Motivations to remit: evidence from Botswana.

Lucas RE; Stark O
JOURNAL OF POLITICAL ECONOMY. 1985 Oct; 93(5):901-18.

In this article a theory of motivations to send remittances is described and tested with data from Botswana. Altruism is one of the motivations tested and found to be an insufficient explanation for remittances among migrants in Botswana. A refinement of the model stipulates a modified altruism or "enlightened self-interest." In this model the relationship between the migrant and family is tempered by an implicit understanding of mutual benefit. The household strategy may be to encourage some members to migrate as a means of spreading risk and sharing gains. The household strategy is similar to an insurance policy, where migration is to places where market potential is high.

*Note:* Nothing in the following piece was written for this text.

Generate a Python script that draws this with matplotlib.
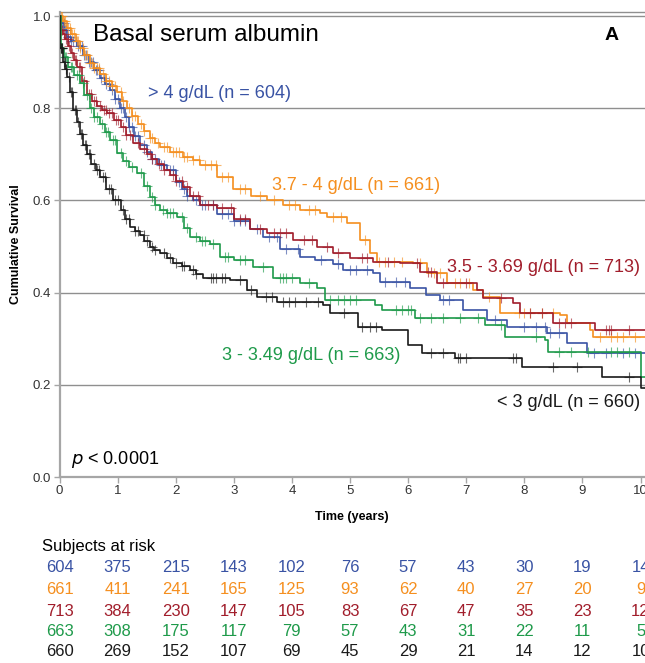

The risks incurred might be high. The example is given of migration during a drought in Botswana. Migrant remittances were greater in households with more cattle or households with more to lose. Drought alone was not statistically related to remittances. Increases in remittances were related to increased levels of education. It is suggested that repayment was the motive for parents' investment in migrants' education. Migrants gains are identified as the potential for an inheritance, the security of channeling investments through a trusted family member, and security in having a home to return to. It is pointed out that the altruism and family remittances from urban migration were strategies that bridged the simple dynamic of either urban development or rural development impacting on family welfare. It is suggested that household models of economy adopt some measure to express the relationship of household wealth to remittances from urban migrants.